5. Fund Transfer Process
  • P2P platforms cannot directly handle the money. Instead, funds are transferred through escrow accounts operated by banks.
  • This ensures that the platform doesn’t misuse the money.
6. Credit Assessment and Risk Management
  • Platforms must assess the creditworthiness of borrowers before listing their profiles.
  • Borrowers’ credit scores, repayment history, and financial details should be shared with lenders.
7. Transparency in Operations
  • Platforms must disclose all fees and charges to both borrowers and lenders.
  • Borrowers and lenders should have full access to loan agreements and terms before entering into a deal.
8. Prohibition of Cross-Selling
  • P2P platforms cannot sell any products or services, such as insurance or investment products, to users.
  • This ensures that platforms focus solely on lending and borrowing.
9. Data Protection and Privacy
  • Platforms must protect users' personal and financial information.
  • They cannot share users' data with third parties without consent.
10. Grievance Redressal Mechanism
  • P2P platforms must have a proper system to handle complaints from borrowers and lenders.
  • Complaints must be resolved within 30 days.
11. Reporting to RBI
  • Platforms must submit regular reports to the RBI, including details about:
    • Total loans disbursed.
    • Delinquency rates (borrowers who didn’t repay).
    • Complaints received and resolved.
12. No Guaranteed Returns
  • Platforms cannot promise guaranteed returns to lenders.
  • This ensures that lenders understand the risks involved in P2P lending.
13. No Artificial Boost of Loan Listings
  • Platforms must not list fake borrowers or artificially inflate borrower demand to attract lenders.
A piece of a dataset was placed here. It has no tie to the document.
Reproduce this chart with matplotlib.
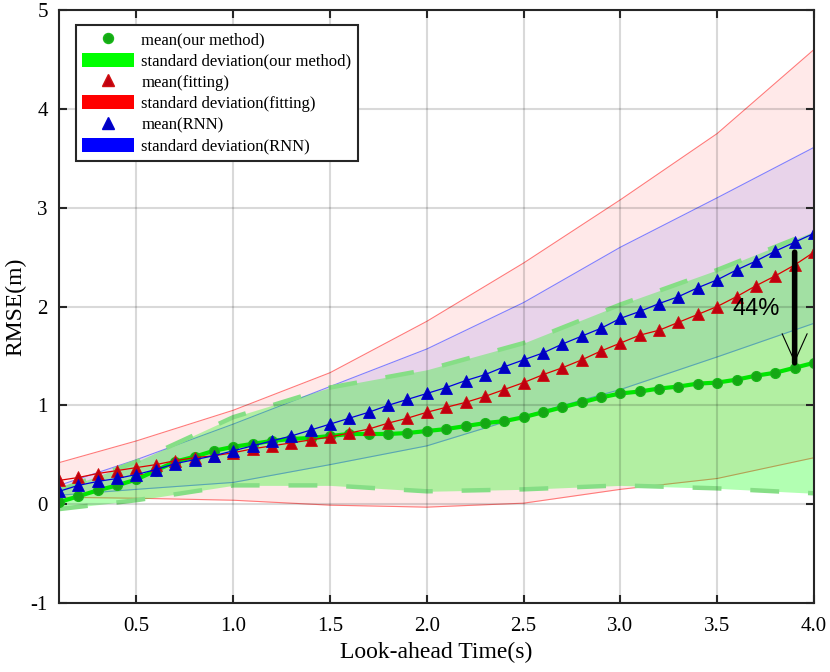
import matplotlib
matplotlib.use("Agg")
import matplotlib.pyplot as plt
from matplotlib.lines import Line2D
from matplotlib.patches import Patch
import numpy as np

# ---- data ----
t = [round(0.1 * i, 1) for i in range(1, 41)]

mean_ours = [0.02, 0.08, 0.14, 0.19, 0.25, 0.34, 0.43, 0.48, 0.54, 0.58,
             0.61, 0.64, 0.66, 0.67, 0.69, 0.71, 0.71, 0.71, 0.72, 0.74,
             0.76, 0.79, 0.82, 0.84, 0.88, 0.93, 0.98, 1.03, 1.08, 1.12,
             1.14, 1.17, 1.19, 1.22, 1.23, 1.26, 1.30, 1.33, 1.38, 1.43]

mean_fit = [0.24, 0.27, 0.31, 0.34, 0.37, 0.40, 0.44, 0.47, 0.49, 0.52,
            0.56, 0.59, 0.62, 0.65, 0.68, 0.72, 0.76, 0.82, 0.87, 0.93,
            0.98, 1.03, 1.09, 1.16, 1.23, 1.31, 1.38, 1.46, 1.55, 1.63,
            1.71, 1.76, 1.84, 1.92, 2.00, 2.10, 2.21, 2.31, 2.42, 2.55]

mean_rnn = [0.13, 0.19, 0.23, 0.26, 0.30, 0.35, 0.41, 0.45, 0.49, 0.54,
            0.59, 0.64, 0.69, 0.75, 0.81, 0.87, 0.93, 1.00, 1.06, 1.12,
            1.18, 1.25, 1.31, 1.39, 1.46, 1.53, 1.62, 1.70, 1.78, 1.88,
            1.95, 2.03, 2.10, 2.19, 2.27, 2.37, 2.46, 2.56, 2.65, 2.74]

band_t = [0.1, 0.5, 1.0, 1.5, 2.0, 2.5, 3.0, 3.5, 4.0]
fit_upper = [0.42, 0.64, 0.95, 1.33, 1.85, 2.44, 3.08, 3.75, 4.60]
fit_lower = [0.07, 0.06, 0.04, -0.01, -0.03, 0.01, 0.15, 0.26, 0.47]
rnn_upper = [0.19, 0.45, 0.81, 1.19, 1.57, 2.04, 2.60, 3.10, 3.61]
rnn_lower = [0.09, 0.15, 0.22, 0.40, 0.59, 0.89, 1.16, 1.49, 1.83]
ours_upper = [0.14, 0.43, 0.88, 1.18, 1.36, 1.63, 2.02, 2.37, 2.76]
ours_lower = [-0.05, 0.04, 0.19, 0.19, 0.13, 0.15, 0.19, 0.16, 0.11]

xticks = [0.5, 1.0, 1.5, 2.0, 2.5, 3.0, 3.5, 4.0]
yticks = [-1, 0, 1, 2, 3, 4, 5]

improvement_label = "44%"

# ---- figure ----
serif = ["Liberation Serif", "DejaVu Serif"]
plt.rcParams["font.family"] = serif

fig = plt.figure(figsize=(8.3, 6.72), dpi=100)
ax = fig.add_axes([59 / 830, 69 / 672, 755 / 830, 593 / 672])

# bands
ax.fill_between(band_t, fit_lower, fit_upper, color=(1, 0, 0), alpha=0.085, lw=0, zorder=1)
ax.plot(band_t, fit_upper, color="#ff7a7a", lw=0.8, zorder=1.1)
ax.plot(band_t, fit_lower, color="#ff7a7a", lw=0.8, zorder=1.1)

ax.fill_between(band_t, rnn_lower, rnn_upper, color=(0, 0, 1), alpha=0.09, lw=0, zorder=1.2)
ax.plot(band_t, rnn_upper, color="#8080ff", lw=0.8, zorder=1.3)
ax.plot(band_t, rnn_lower, color="#8080ff", lw=0.8, zorder=1.3)

ax.fill_between(band_t, ours_lower, ours_upper, color=(0, 1, 0), alpha=0.3, lw=0, zorder=1.4)
ax.plot(band_t, ours_upper, color="#86de86", lw=3.2, dashes=(6.5, 6.5), zorder=1.45)
ax.plot(band_t, ours_lower, color="#86de86", lw=3.2, dashes=(6.5, 6.5), zorder=1.45)

# means
ax.plot(t, mean_ours, color="#00e600", lw=3, marker="o", ms=7.2,
        mfc="#14a814", mec="#18b818", mew=0.8, zorder=3)
ax.plot(t, mean_fit, color="#e00000", lw=0.9, marker="^", ms=9,
        mfc="#c00010", mec="#d01010", mew=0.6, zorder=3.1)
ax.plot(t, mean_rnn, color="#0000e0", lw=0.9, marker="^", ms=9,
        mfc="#0000c0", mec="#0000d0", mew=0.6, zorder=3.2)

# arrow
ax.annotate("", xy=(3.9, mean_ours[-1]), xytext=(3.9, mean_fit[-1]),
            arrowprops=dict(arrowstyle="-", lw=4, color="k", shrinkA=0, shrinkB=0),
            zorder=5)
ax.annotate("", xy=(3.9, mean_ours[-1]), xytext=(3.9, 1.9),
            arrowprops=dict(arrowstyle="->,head_length=1.0,head_width=0.45", lw=0.8,
                            color="k", shrinkA=0, shrinkB=0, mutation_scale=20),
            zorder=5)
ax.text(3.7, 1.97, improvement_label, ha="center", va="center", fontsize=17,
        family=["Liberation Sans", "DejaVu Sans"], zorder=6)

# axes styling
ax.set_xlim(0.1, 4.0)
ax.set_ylim(-1, 5)
ax.set_xticks(xticks)
ax.set_xticklabels([f"{v:.1f}" for v in xticks])
ax.set_yticks(yticks)
ax.set_yticklabels([str(v) for v in yticks])
ax.set_axisbelow("line")
ax.grid(True, color="k", alpha=0.15, lw=1.5)
ax.tick_params(direction="in", length=6, width=1.5, top=True, right=True,
               labelsize=15, color="#262626")
ax.tick_params(axis="x", pad=10)
ax.tick_params(axis="y", pad=8)
for s in ax.spines.values():
    s.set_linewidth(1.5)
    s.set_color("#262626")
    s.set_zorder(10)

ax.set_xlabel("Look-ahead Time(s)", fontsize=17, labelpad=4)
ax.set_ylabel("RMSE(m)", fontsize=17, labelpad=3)

# legend
handles = [
    Line2D([], [], ls="none", marker="o", ms=7.2, mfc="#14a814", mec="#18b818"),
    Patch(facecolor=(0, 1, 0), edgecolor="none"),
    Line2D([], [], ls="none", marker="^", ms=8, mfc="#c00010", mec="#d01010"),
    Patch(facecolor=(1, 0, 0), edgecolor="none"),
    Line2D([], [], ls="none", marker="^", ms=8, mfc="#0000c0", mec="#0000d0"),
    Patch(facecolor=(0, 0, 1), edgecolor="none"),
]
labels = ["mean(our method)", "standard deviation(our method)", "mean(fitting)",
          "standard deviation(fitting)", "mean(RNN)", "standard deviation(RNN)"]
leg = ax.legend(handles, labels, loc="upper left", bbox_to_anchor=(0.022, 0.975),
                fontsize=12, frameon=True, fancybox=False, edgecolor="#262626",
                framealpha=1, handlelength=3.1, handleheight=0.9, labelspacing=0.28,
                handletextpad=0.45, borderpad=0.4, borderaxespad=0)
leg.get_frame().set_linewidth(1.5)
leg.set_zorder(20)

fig.savefig("out.png", dpi=100)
How Do These Guidelines Benefit Borrowers and Lenders? For Borrowers:
  • Borrowers, including small businesses and startups, get access to credit quickly and at potentially lower interest rates.
  • Transparency ensures borrowers are fully aware of the terms and conditions.
  • Their personal and financial information is protected.
For Lenders:
  • Lenders can invest safely, knowing that platforms follow strict rules.
  • Borrowers are pre-screened to reduce the risk of defaults.
  • Escrow accounts ensure secure fund transfers.

Challenges Faced by P2P Platforms Due to RBI Guidelines

While the guidelines promote trust and safety, they also pose some challenges for P2P platforms:

  1. Increased Costs: Complying with RBI regulations, such as maintaining a minimum NOF, increases operational costs.
  2. Limited Flexibility: Caps on lending and borrowing limit the scalability of platforms.
  3. High Competition: P2P platforms face competition from traditional banks, finance account aggregator NBFCs, and fintech startups.

The Future of P2P Lending in India

P2P lending is expected to grow rapidly in India due to:

  • Increased digital penetration – More people are using online platforms for financial services.
  • Demand for alternative credit – Small businesses and individuals prefer P2P lending over banks.
  • Technological advancements – AI and data analytics are improving credit assessment and fraud detection.

With RBI’s strong regulatory framework, the P2P lending market is becoming safer and more reliable for both borrowers and lenders.

Conclusion

The RBI guidelines for P2P lending platforms are designed to ensure a fair, transparent, and secure lending environment. By regulating the operations of P2P platforms, the RBI is helping this innovative sector grow responsibly.

For borrowers, including startups and Section 8 microfinance company registration entities, P2P lending offers a faster, more accessible way to get loans. For lenders, it’s an opportunity to earn higher returns compared to traditional investments. However, both parties must understand the risks and benefits before participating.

If you’re planning to borrow or lend through a P2P platform, always choose a platform registered with the RBI and carefully evaluate the terms and risks involved.